Nearly 100 garbage bags were filled on Sunday morning.
"What we found during the cleanup were tables, brand new coolers, brand new barbecues, half eaten food," said Alexandra Picavet, with the National Park Service.
Picavet says crowds at Fort Mason have been growing over the last couple years, especially when the weather is nice. She's dubbed them "trash mobs."
Other popular green spaces in the city, like Dolores Park, have also been straining under the weight of crowds and trash. The city spends about $400,000 a year just to cleanup weekend garbage.
At Fort Mason, the National Park Service works with conservation groups to pick up the garbage left behind after special events. But this weekend there were no event permits issued, so park police were overwhelmed.

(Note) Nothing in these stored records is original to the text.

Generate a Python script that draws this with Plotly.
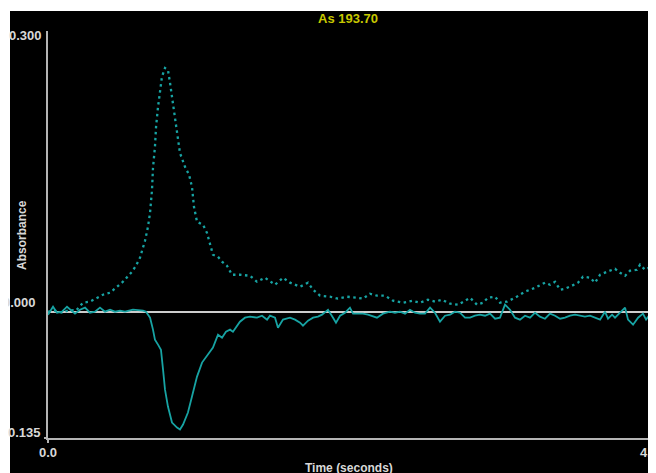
import plotly.graph_objects as go

# ---- data ----
dotted_t = [0.000, 0.057, 0.114, 0.179, 0.228, 0.285, 0.342, 0.400, 0.448, 0.506, 0.563, 0.611,
            0.685, 0.717, 0.750, 0.791, 0.815, 0.832, 0.848, 0.856, 0.872, 0.881, 0.897, 0.913,
            0.929, 0.954, 0.978, 0.995, 1.011, 1.035, 1.060, 1.076, 1.117, 1.150, 1.174, 1.190,
            1.215, 1.264, 1.296, 1.321, 1.345, 1.386, 1.419, 1.459, 1.500, 1.565, 1.622, 1.647,
            1.704, 1.769, 1.851, 1.916, 1.973, 2.055, 2.120, 2.161, 2.218, 2.299, 2.364, 2.438,
            2.519, 2.568, 2.625, 2.682, 2.748, 2.813, 2.894, 2.968, 3.033, 3.098, 3.155, 3.212,
            3.278, 3.343, 3.400, 3.441, 3.498, 3.547, 3.587, 3.645, 3.685, 3.742, 3.808, 3.889,
            3.971, 4.052, 4.093, 4.134, 4.175, 4.215, 4.272, 4.321, 4.362, 4.419, 4.460, 4.501,
            4.558, 4.623, 4.664, 4.705, 4.745, 4.802, 4.827, 4.868, 4.900]
dotted_v = [0.0000, 0.0010, -0.0010, 0.0020, 0.0010, 0.0096, 0.0107, 0.0149, 0.0181, 0.0203, 0.0267, 0.0320,
            0.0427, 0.0491, 0.0577, 0.0758, 0.0907, 0.1057, 0.1302, 0.1537, 0.1762, 0.1975, 0.2189, 0.2370,
            0.2509, 0.2605, 0.2584, 0.2445, 0.2295, 0.2124, 0.1868, 0.1697, 0.1548, 0.1463, 0.1334, 0.1121,
            0.0961, 0.0929, 0.0843, 0.0715, 0.0609, 0.0587, 0.0534, 0.0491, 0.0395, 0.0395, 0.0384, 0.0384,
            0.0320, 0.0363, 0.0288, 0.0363, 0.0310, 0.0267, 0.0310, 0.0235, 0.0171, 0.0160, 0.0139, 0.0160,
            0.0149, 0.0139, 0.0192, 0.0171, 0.0171, 0.0117, 0.0096, 0.0117, 0.0096, 0.0128, 0.0107, 0.0128,
            0.0085, 0.0075, 0.0117, 0.0149, 0.0075, 0.0096, 0.0149, 0.0160, 0.0096, 0.0107, 0.0149, 0.0214,
            0.0256, 0.0310, 0.0288, 0.0320, 0.0235, 0.0246, 0.0278, 0.0310, 0.0374, 0.0363, 0.0310, 0.0395,
            0.0427, 0.0459, 0.0416, 0.0384, 0.0438, 0.0448, 0.0502, 0.0448, 0.0470]

solid_t = [0.000, 0.033, 0.041, 0.073, 0.114, 0.155, 0.196, 0.220, 0.261, 0.302, 0.342, 0.383,
           0.424, 0.465, 0.506, 0.546, 0.587, 0.628, 0.693, 0.775, 0.799, 0.832, 0.856, 0.872,
           0.897, 0.921, 0.938, 0.954, 0.978, 1.011, 1.052, 1.076, 1.101, 1.141, 1.174, 1.215,
           1.256, 1.305, 1.345, 1.386, 1.419, 1.451, 1.484, 1.508, 1.565, 1.606, 1.647, 1.704,
           1.745, 1.786, 1.810, 1.851, 1.875, 1.916, 1.973, 2.014, 2.055, 2.079, 2.120, 2.161,
           2.201, 2.234, 2.283, 2.324, 2.348, 2.381, 2.422, 2.462, 2.487, 2.527, 2.568, 2.609,
           2.642, 2.682, 2.731, 2.788, 2.829, 2.870, 2.911, 2.951, 2.992, 3.033, 3.074, 3.115,
           3.155, 3.196, 3.237, 3.278, 3.318, 3.359, 3.400, 3.441, 3.481, 3.522, 3.563, 3.604,
           3.645, 3.685, 3.726, 3.767, 3.808, 3.848, 3.889, 3.930, 3.971, 4.011, 4.052, 4.093,
           4.134, 4.175, 4.215, 4.256, 4.297, 4.338, 4.378, 4.419, 4.460, 4.501, 4.541, 4.566,
           4.599, 4.623, 4.664, 4.705, 4.729, 4.770, 4.811, 4.851, 4.876, 4.900]
solid_v = [-0.0032, 0.0043, 0.0053, -0.0011, 0.0000, 0.0053, 0.0000, -0.0021, 0.0021, 0.0043, -0.0011, 0.0000,
           0.0043, 0.0000, 0.0021, 0.0000, 0.0011, 0.0000, 0.0021, 0.0011, 0.0000, -0.0064, -0.0192, -0.0299,
           -0.0352, -0.0406, -0.0619, -0.0833, -0.1014, -0.1185, -0.1239, -0.1260, -0.1206, -0.1078, -0.0907, -0.0694,
           -0.0544, -0.0459, -0.0384, -0.0246, -0.0278, -0.0214, -0.0192, -0.0214, -0.0107, -0.0064, -0.0053, -0.0064,
           -0.0043, -0.0085, -0.0043, -0.0064, -0.0171, -0.0085, -0.0064, -0.0085, -0.0117, -0.0149, -0.0096, -0.0064,
           -0.0053, -0.0032, 0.0021, -0.0064, -0.0117, -0.0043, -0.0011, 0.0043, -0.0021, -0.0021, -0.0021, -0.0032,
           -0.0043, -0.0064, -0.0021, 0.0000, -0.0011, 0.0000, -0.0021, 0.0021, -0.0011, -0.0021, -0.0021, 0.0043,
           -0.0011, -0.0107, -0.0043, -0.0032, 0.0000, -0.0011, -0.0064, -0.0064, -0.0043, -0.0032, -0.0043, -0.0021,
           -0.0075, -0.0064, 0.0075, 0.0021, -0.0064, -0.0085, -0.0043, -0.0064, -0.0011, -0.0053, -0.0075, -0.0021,
           -0.0043, -0.0075, -0.0064, -0.0043, -0.0032, -0.0043, -0.0053, -0.0043, -0.0064, -0.0085, 0.0000, -0.0075,
           -0.0032, -0.0064, -0.0011, 0.0043, -0.0085, -0.0139, -0.0064, -0.0021, -0.0085, -0.0043]

title_text = "As 193.70"
x_title = "Time (seconds)"
y_title = "Absorbance"
x_range = [0.0, 4.9]
y_range = [-0.135, 0.300]
x_tick_labels = ["0.0", "4.9"]
y_tick_labels = ["0.300", "0.000", "0.135"]

TEAL = "#17a3a3"
GREY = "#b4b4b4"
LABEL = "#d8d8d8"
YELLOW = "#c8c800"
FONT = "Liberation Sans"

# plot area geometry inside the figure (pixels)
W, H = 656, 473
L, R, T, B = 40, 15, 23, 43
PW, PH = W - L - R, H - T - B

fig = go.Figure()
fig.add_trace(go.Scatter(x=dotted_t, y=dotted_v, mode="lines",
                         line=dict(color=TEAL, width=2.3, dash="2.5px,3.5px"), hoverinfo="skip"))
fig.add_trace(go.Scatter(x=solid_t, y=solid_v, mode="lines",
                         line=dict(color=TEAL, width=1.8), hoverinfo="skip"))

fig.update_layout(
    width=W, height=H,
    paper_bgcolor="white", plot_bgcolor="black",
    margin=dict(l=L, r=R, t=T, b=B),
    showlegend=False,
    xaxis=dict(range=x_range, showgrid=False, zeroline=False, showticklabels=False,
               showline=True, linecolor=GREY, linewidth=2, ticks=""),
    yaxis=dict(range=y_range, showgrid=False, zeroline=True, zerolinecolor="#cccccc",
               zerolinewidth=1.5, showticklabels=False,
               showline=True, linecolor=GREY, linewidth=2, ticks=""),
)

# black panel behind everything (leaves a thin white strip at top and left)
fig.add_shape(type="rect", xref="paper", yref="paper", layer="below",
              x0=(2 - L) / PW, x1=(W - L) / PW, y0=-(B / PH), y1=1 + (T - 3) / PH,
              fillcolor="black", line=dict(width=0))
fig.add_shape(type="line", xref="x", yref="paper", x0=x_range[1], x1=x_range[1], y0=0, y1=1.005,
              line=dict(color=YELLOW, width=2))
# small tick stubs at the axis origin
fig.add_shape(type="line", xref="paper", yref="paper", x0=-4 / PW, x1=0, y0=0, y1=0,
              line=dict(color=GREY, width=2))
fig.add_shape(type="line", xref="paper", yref="paper", x0=0, x1=0, y0=0, y1=-5 / PH,
              line=dict(color=GREY, width=2))

ann_font = dict(family=FONT, size=13, color=LABEL)
fig.add_annotation(text="<b>%s</b>" % title_text, xref="paper", yref="paper", x=0.499, y=1.0,
                   yanchor="middle", yshift=13, showarrow=False,
                   font=dict(family=FONT, size=13, color=YELLOW))
fig.add_annotation(text="<b>%s</b>" % y_tick_labels[0], xref="paper", yref="y", x=0, y=y_range[1],
                   xanchor="right", yanchor="middle", xshift=-4, yshift=-4, showarrow=False, font=ann_font)
fig.add_annotation(text="<b>%s</b>" % y_tick_labels[1], xref="paper", yref="y", x=0, y=0,
                   xanchor="right", yanchor="middle", xshift=-10, yshift=9, showarrow=False, font=ann_font)
fig.add_annotation(text="<b>%s</b>" % y_tick_labels[2], xref="paper", yref="y", x=0, y=y_range[0],
                   xanchor="right", yanchor="middle", xshift=-5, yshift=6, showarrow=False, font=ann_font)
fig.add_annotation(text="<b>%s</b>" % x_tick_labels[0], xref="x", yref="paper", x=x_range[0], y=0,
                   xanchor="center", yanchor="middle", yshift=-14, showarrow=False, font=ann_font)
fig.add_annotation(text="<b>%s</b>" % x_tick_labels[1], xref="x", yref="paper", x=x_range[1], y=0,
                   xanchor="center", yanchor="middle", yshift=-14, showarrow=False, font=ann_font)
fig.add_annotation(text="<b>%s</b>" % x_title, xref="paper", yref="paper", x=0.501, y=0,
                   xanchor="center", yanchor="middle", yshift=-30, showarrow=False,
                   font=dict(family=FONT, size=12, color=LABEL))
fig.add_annotation(text="<b>%s</b>" % y_title, xref="paper", yref="paper", x=0, y=0.499,
                   xanchor="center", yanchor="middle", xshift=-26, textangle=-90, showarrow=False,
                   font=dict(family=FONT, size=12, color=LABEL))

fig.write_html("out.html")
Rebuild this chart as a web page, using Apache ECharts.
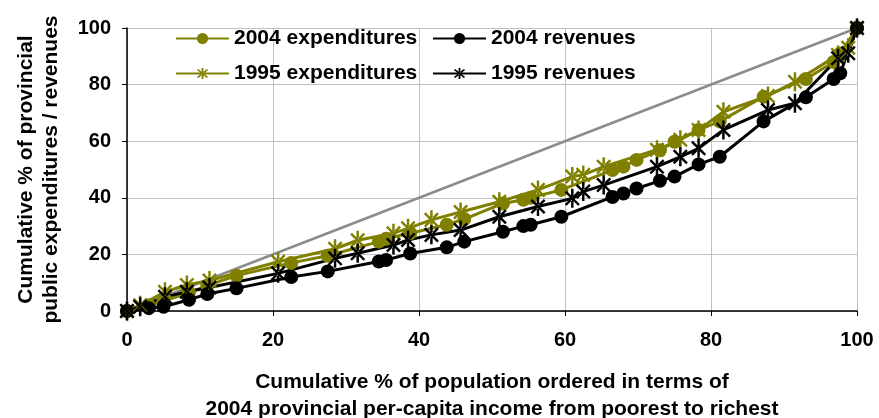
<!DOCTYPE html>
<html><head><meta charset="utf-8">
<script src="https://cdn.jsdelivr.net/npm/echarts@6/dist/echarts.min.js"></script>
<style>html,body{margin:0;padding:0;background:#fff}#c{width:879px;height:418px}</style>
</head><body><div id="c"></div>
<script>
// 2004: provinces ordered by 2004 per-capita income
const x2004 = [0,3,5,8.5,11,15,22.5,27.5,34.5,35.5,38.8,43.8,46.2,51.5,54.3,55.3,59.5,66.5,68,69.8,73,75,78.3,81.2,87.2,93,96.8,97.7,100];
const exp2004 = [0,2,3.5,6.5,9,12.5,17,19.5,24.5,25.5,27.5,30.5,32.5,38,39.3,40,42.8,49.8,51,53.4,56.8,59.8,64,67,75.7,82,88,91,100];
const rev2004 = [0,1,1.5,4,6,8,12,14,17.5,18,20.3,22.5,24.5,28,30,30.5,33.3,40.3,41.5,43.3,46,47.5,51.8,54.5,67,75.5,82,84,100];
// 1995
const x1995 = [0,1.8,5.2,8.2,11.3,20.7,28.5,31.6,36.5,38.5,41.7,45.7,51,56.3,61,62.5,65.3,72.6,75.8,78.3,81.7,87.8,91.5,97.4,98.8,100];
const exp1995 = [0,2,6.8,9.2,10.8,17.4,22,25,27.5,29.2,32.2,35,38.6,42.8,47.5,48.1,51,57,60.5,64,70.4,76,81,90.5,93,100];
const rev1995 = [0,1.5,5,6.8,8.3,13.3,18.6,20.4,23.3,25.1,26.9,28.6,33.3,36.9,39.8,42.2,44.5,51,54.5,57.5,64,71,73.4,89.3,91.1,100];
const equality = [[0,0],[100,100]];
const names = ['2004 expenditures','2004 revenues','1995 expenditures','1995 revenues'];
const xTitle = 'Cumulative % of population ordered in terms of\n2004 provincial per-capita income from poorest to richest';
const yTitle = 'Cumulative % of provincial\npublic expenditures / revenues';

const zip = (xs, ys) => xs.map((x, i) => [x, ys[i]]);
const OLIVE = '#808000';
const STAR = 'path://M-1.3,-10L1.3,-10L1.3,10L-1.3,10Z' +
  'M-6.1,-7.9L7.9,6.1L6.1,7.9L-7.9,-6.1Z' +
  'M-6.1,7.9L7.9,-6.1L6.1,-7.9L-7.9,6.1Z';
const font = 'Liberation Sans, Arial, sans-serif';

const chart = echarts.init(document.getElementById('c'), null, {renderer: 'canvas'});
function lineSeries(name, data, color, symbol, size) {
  return {
    name, type: 'line', data, symbol, symbolSize: size, symbolKeepAspect: true,
    lineStyle: {color, width: 3}, itemStyle: {color}, z: 3, animation: false
  };
}
const legText = {fontFamily: font, fontWeight: 'bold', fontSize: 21, color: '#000'};
chart.setOption({
  animation: false,
  grid: {left: 127, right: 22, top: 28, bottom: 107, outerBoundsMode: 'none', containLabel: false},
  legend: [
    {data: [names[0], names[2]], orient: 'vertical', left: 170, top: 23, itemGap: 14,
     itemWidth: 53, itemHeight: 14, textStyle: legText},
    {data: [names[1], names[3]], orient: 'vertical', left: 427, top: 23, itemGap: 14,
     itemWidth: 53, itemHeight: 14, textStyle: legText}
  ],
  xAxis: {
    type: 'value', min: 0, max: 100, interval: 20,
    name: xTitle, nameLocation: 'middle', nameGap: 58,
    nameTextStyle: {fontFamily: font, fontWeight: 'bold', fontSize: 21, color: '#000', lineHeight: 27, verticalAlign: 'top'},
    axisLine: {lineStyle: {color: '#000', width: 1.5}},
    axisTick: {show: true, length: 5, lineStyle: {color: '#000'}},
    axisLabel: {fontFamily: font, fontWeight: 'bold', fontSize: 20, color: '#000', margin: 19},
    splitLine: {show: true, lineStyle: {color: '#c0c0c0', width: 1}}
  },
  yAxis: {
    type: 'value', min: 0, max: 100, interval: 20,
    name: yTitle, nameLocation: 'middle', nameGap: 63, nameRotate: 90,
    nameTextStyle: {fontFamily: font, fontWeight: 'bold', fontSize: 21, color: '#000', lineHeight: 25},
    axisLine: {show: true, lineStyle: {color: '#000', width: 1.5}},
    axisTick: {show: true, length: 5, lineStyle: {color: '#000'}},
    axisLabel: {fontFamily: font, fontWeight: 'bold', fontSize: 20, color: '#000', margin: 16},
    splitLine: {show: true, lineStyle: {color: '#c0c0c0', width: 1}}
  },
  series: [
    {name: 'equality', type: 'line', data: equality, symbol: 'none',
     lineStyle: {color: '#8c8c8c', width: 2.5}, z: 2, silent: true},
    lineSeries(names[0], zip(x2004, exp2004), OLIVE, 'circle', 14),
    lineSeries(names[1], zip(x2004, rev2004), '#000', 'circle', 14),
    lineSeries(names[2], zip(x1995, exp1995), OLIVE, STAR, 19),
    lineSeries(names[3], zip(x1995, rev1995), '#000', STAR, 19)
  ]
});
</script></body></html>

"There were hundreds of people here and we did have law enforcement here throughout the day. They were giving citations for safety. There were two assaults," said Picavet.
ABC7 News found a few online posts advertising an event called the "Brolympics," offering beer pong games and cheap liquor sales to raise funds for a charity.
The organizer is a contestant for an event called Mr. Marina. He did not want to be interviewed about his fundraiser. Instead, the woman who puts together the Mr. Marina competition talked with us.
"I think that what happened and the mess that was left behind at Fort Mason on Saturday was really unfortunate. It's sad to see that anyone in San Francisco would leave a mess like that," said Brianna Haag, a Mr. Marina organizer.
Haag says Mr. Marina is a tongue-in-cheek pageant to raise money for the Leukemia and Lymphoma Society.
She has reached out to the National Park Service to try and turn this weekend into a teaching moment.